Opinion

Stand and deliver

As the denizens of Albany work out the final details of the state budget in their usual fashion — in secret, in their backrooms — we urge them to seize the opportunity before them to put a decent education within reach of more children. This opportunity takes the form of two measures.

The first fixes a gap in the law that makes charters the only public schools not guaranteed space or the funds to get it themselves. The second provides tax credits for donations to support either programs at public schools or scholarships giving more children the chance to attend a good private or parochial school their families otherwise could not afford.

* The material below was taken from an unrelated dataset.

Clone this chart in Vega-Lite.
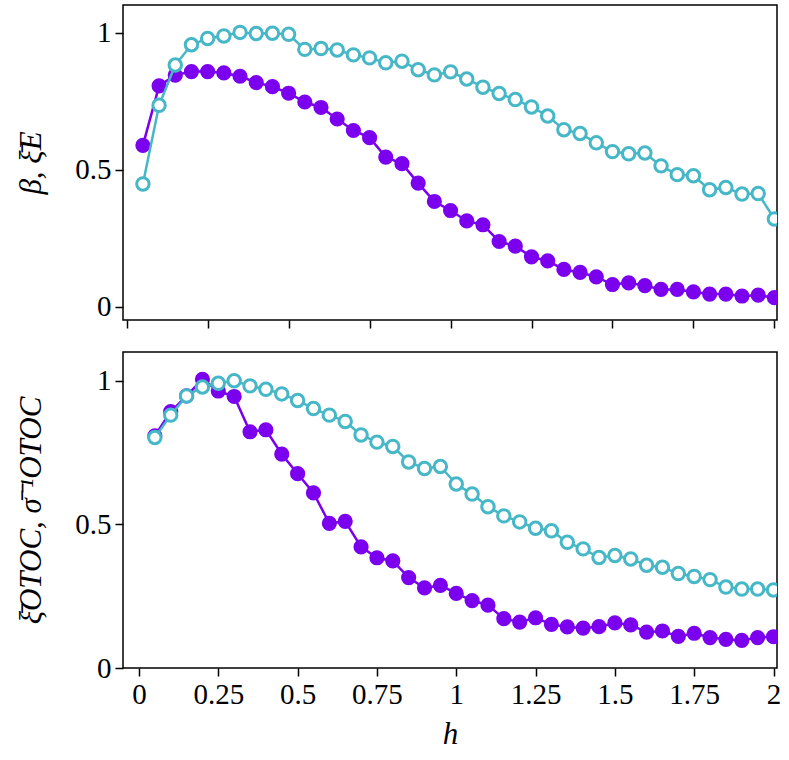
{
  "$schema": "https://vega.github.io/schema/vega-lite/v6.json",
  "padding": {"left": 14, "top": 4, "right": 5, "bottom": 5},
  "background": "white",
  "config": {
    "font": "'Liberation Serif', serif",
    "view": {"stroke": "black", "strokeWidth": 1.5},
    "axis": {
      "domain": false,
      "grid": false,
      "ticks": true,
      "tickColor": "black",
      "tickWidth": 1.5,
      "tickSize": 8,
      "labelFont": "'Liberation Serif', serif",
      "labelFontSize": 29,
      "labelColor": "black",
      "labelPadding": 4,
      "titleFont": "'Liberation Serif', serif",
      "titleFontStyle": "italic",
      "titleFontWeight": "normal",
      "titleFontSize": 31,
      "titleColor": "black"
    }
  },
  "spacing": 21,
  "datasets": {
    "top": [
      {"h": 0.05, "beta": 0.589, "xi": 0.448},
      {"h": 0.10, "beta": 0.806, "xi": 0.735},
      {"h": 0.15, "beta": 0.845, "xi": 0.882},
      {"h": 0.20, "beta": 0.858, "xi": 0.956},
      {"h": 0.25, "beta": 0.858, "xi": 0.979},
      {"h": 0.30, "beta": 0.853, "xi": 0.988},
      {"h": 0.35, "beta": 0.841, "xi": 1.001},
      {"h": 0.40, "beta": 0.818, "xi": 0.997},
      {"h": 0.45, "beta": 0.803, "xi": 0.998},
      {"h": 0.50, "beta": 0.779, "xi": 0.994},
      {"h": 0.55, "beta": 0.747, "xi": 0.939},
      {"h": 0.60, "beta": 0.727, "xi": 0.942},
      {"h": 0.65, "beta": 0.685, "xi": 0.937},
      {"h": 0.70, "beta": 0.643, "xi": 0.919},
      {"h": 0.75, "beta": 0.617, "xi": 0.908},
      {"h": 0.80, "beta": 0.546, "xi": 0.890},
      {"h": 0.85, "beta": 0.522, "xi": 0.896},
      {"h": 0.90, "beta": 0.451, "xi": 0.865},
      {"h": 0.95, "beta": 0.384, "xi": 0.846},
      {"h": 1.00, "beta": 0.351, "xi": 0.857},
      {"h": 1.05, "beta": 0.313, "xi": 0.831},
      {"h": 1.10, "beta": 0.299, "xi": 0.801},
      {"h": 1.15, "beta": 0.238, "xi": 0.778},
      {"h": 1.20, "beta": 0.221, "xi": 0.756},
      {"h": 1.25, "beta": 0.182, "xi": 0.729},
      {"h": 1.30, "beta": 0.167, "xi": 0.696},
      {"h": 1.35, "beta": 0.136, "xi": 0.646},
      {"h": 1.40, "beta": 0.125, "xi": 0.632},
      {"h": 1.45, "beta": 0.109, "xi": 0.598},
      {"h": 1.50, "beta": 0.081, "xi": 0.566},
      {"h": 1.55, "beta": 0.087, "xi": 0.558},
      {"h": 1.60, "beta": 0.077, "xi": 0.561},
      {"h": 1.65, "beta": 0.063, "xi": 0.514},
      {"h": 1.70, "beta": 0.063, "xi": 0.482},
      {"h": 1.75, "beta": 0.054, "xi": 0.478},
      {"h": 1.80, "beta": 0.046, "xi": 0.427},
      {"h": 1.85, "beta": 0.046, "xi": 0.435},
      {"h": 1.90, "beta": 0.039, "xi": 0.411},
      {"h": 1.95, "beta": 0.042, "xi": 0.413},
      {"h": 2.00, "beta": 0.033, "xi": 0.320}
    ],
    "bottom": [
      {"h": 0.05, "xi": 0.809, "sinv": 0.803},
      {"h": 0.10, "xi": 0.893, "sinv": 0.881},
      {"h": 0.15, "xi": 0.948, "sinv": 0.948},
      {"h": 0.20, "xi": 1.006, "sinv": 0.979},
      {"h": 0.25, "xi": 0.965, "sinv": 0.992},
      {"h": 0.30, "xi": 0.946, "sinv": 1.001},
      {"h": 0.35, "xi": 0.823, "sinv": 0.983},
      {"h": 0.40, "xi": 0.830, "sinv": 0.971},
      {"h": 0.45, "xi": 0.745, "sinv": 0.955},
      {"h": 0.50, "xi": 0.677, "sinv": 0.932},
      {"h": 0.55, "xi": 0.610, "sinv": 0.904},
      {"h": 0.60, "xi": 0.504, "sinv": 0.881},
      {"h": 0.65, "xi": 0.511, "sinv": 0.859},
      {"h": 0.70, "xi": 0.422, "sinv": 0.812},
      {"h": 0.75, "xi": 0.384, "sinv": 0.787},
      {"h": 0.80, "xi": 0.373, "sinv": 0.772},
      {"h": 0.85, "xi": 0.315, "sinv": 0.718},
      {"h": 0.90, "xi": 0.279, "sinv": 0.695},
      {"h": 0.95, "xi": 0.288, "sinv": 0.702},
      {"h": 1.00, "xi": 0.260, "sinv": 0.641},
      {"h": 1.05, "xi": 0.235, "sinv": 0.606},
      {"h": 1.10, "xi": 0.219, "sinv": 0.562},
      {"h": 1.15, "xi": 0.172, "sinv": 0.530},
      {"h": 1.20, "xi": 0.160, "sinv": 0.509},
      {"h": 1.25, "xi": 0.175, "sinv": 0.487},
      {"h": 1.30, "xi": 0.152, "sinv": 0.478},
      {"h": 1.35, "xi": 0.143, "sinv": 0.438},
      {"h": 1.40, "xi": 0.139, "sinv": 0.415},
      {"h": 1.45, "xi": 0.144, "sinv": 0.385},
      {"h": 1.50, "xi": 0.157, "sinv": 0.392},
      {"h": 1.55, "xi": 0.150, "sinv": 0.380},
      {"h": 1.60, "xi": 0.125, "sinv": 0.358},
      {"h": 1.65, "xi": 0.129, "sinv": 0.351},
      {"h": 1.70, "xi": 0.110, "sinv": 0.329},
      {"h": 1.75, "xi": 0.121, "sinv": 0.319},
      {"h": 1.80, "xi": 0.106, "sinv": 0.308},
      {"h": 1.85, "xi": 0.100, "sinv": 0.282},
      {"h": 1.90, "xi": 0.096, "sinv": 0.275},
      {"h": 1.95, "xi": 0.106, "sinv": 0.275},
      {"h": 2.00, "xi": 0.109, "sinv": 0.272}
    ]
  },
  "resolve": {"scale": {"x": "independent", "y": "independent"}},
  "vconcat": [
    {
      "width": 654,
      "height": 315,
      "data": {"name": "top"},
      "encoding": {
        "x": {
          "field": "h",
          "type": "quantitative",
          "scale": {"domain": [-0.0114, 2.008], "nice": false, "zero": false},
          "axis": {"values": [0, 0.25, 0.5, 0.75, 1, 1.25, 1.5, 1.75, 2], "labels": false, "title": null}
        }
      },
      "layer": [
        {
          "mark": {"type": "line", "color": "#7a00ee", "strokeWidth": 2.5, "clip": true},
          "encoding": {
            "y": {
              "field": "beta",
              "type": "quantitative",
              "scale": {"domain": [-0.0485, 1.101], "nice": false, "zero": false},
              "axis": {"values": [0, 0.5, 1], "labelExpr": "format(datum.value, '~g')", "title": "β,  ξ̄E", "titlePadding": 27}
            }
          }
        },
        {
          "mark": {"type": "point", "shape": "circle", "filled": true, "color": "#7a00ee", "opacity": 1, "size": 230, "clip": true},
          "encoding": {"y": {"field": "beta", "type": "quantitative"}}
        },
        {
          "mark": {"type": "line", "color": "#46b7c6", "strokeWidth": 2.5, "clip": true},
          "encoding": {"y": {"field": "xi", "type": "quantitative"}}
        },
        {
          "mark": {"type": "point", "shape": "circle", "filled": false, "fill": "white", "fillOpacity": 1, "stroke": "#46b7c6", "strokeWidth": 3, "opacity": 1, "size": 155, "clip": true},
          "encoding": {"y": {"field": "xi", "type": "quantitative"}}
        }
      ]
    },
    {
      "width": 654,
      "height": 316,
      "data": {"name": "bottom"},
      "encoding": {
        "x": {
          "field": "h",
          "type": "quantitative",
          "scale": {"domain": [-0.0504, 2.011], "nice": false, "zero": false},
          "axis": {"values": [0, 0.25, 0.5, 0.75, 1, 1.25, 1.5, 1.75, 2], "labelExpr": "format(datum.value, '~g')", "title": "h", "titlePadding": 10}
        }
      },
      "layer": [
        {
          "mark": {"type": "line", "color": "#7a00ee", "strokeWidth": 2.5, "clip": true},
          "encoding": {
            "y": {
              "field": "xi",
              "type": "quantitative",
              "scale": {"domain": [0, 1.101], "nice": false, "zero": false},
              "axis": {"values": [0, 0.5, 1], "labelExpr": "format(datum.value, '~g')", "title": "ξ̄OTOC,  σ̄⁻¹OTOC", "titlePadding": 27}
            }
          }
        },
        {
          "mark": {"type": "point", "shape": "circle", "filled": true, "color": "#7a00ee", "opacity": 1, "size": 230, "clip": true},
          "encoding": {"y": {"field": "xi", "type": "quantitative"}}
        },
        {
          "mark": {"type": "line", "color": "#46b7c6", "strokeWidth": 2.5, "clip": true},
          "encoding": {"y": {"field": "sinv", "type": "quantitative"}}
        },
        {
          "mark": {"type": "point", "shape": "circle", "filled": false, "fill": "white", "fillOpacity": 1, "stroke": "#46b7c6", "strokeWidth": 3, "opacity": 1, "size": 155, "clip": true},
          "encoding": {"y": {"field": "sinv", "type": "quantitative"}}
        }
      ]
    }
  ]
}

This is not complicated. The status quo puts life-and-death decisions about charters into the hands of the same politicians and education bureaucracy that see them as a threat. If we are going to have charters — and New Yorkers want more of them — we have an obligation to ensure they have what every other public school gets: space.

The tuition-tax-credit bill is another way to help kids get an education. Maybe that’s why it’s backed by labor unions, religious groups, civil-rights advocates, not to mention legislators — black and Latino, urban and suburban, Republican and Democrat.

They understand New York is a state whose tax code offers 62 personal and business tax credits that amount to nearly $4 billion. If Jimmy Fallon deserves a tax credit, what about a poor kid in The Bronx?

The Post’s take is simple: New York needs more good schools, and more opportunities for more children to attend good schools. And Albany has no excuse for not delivering.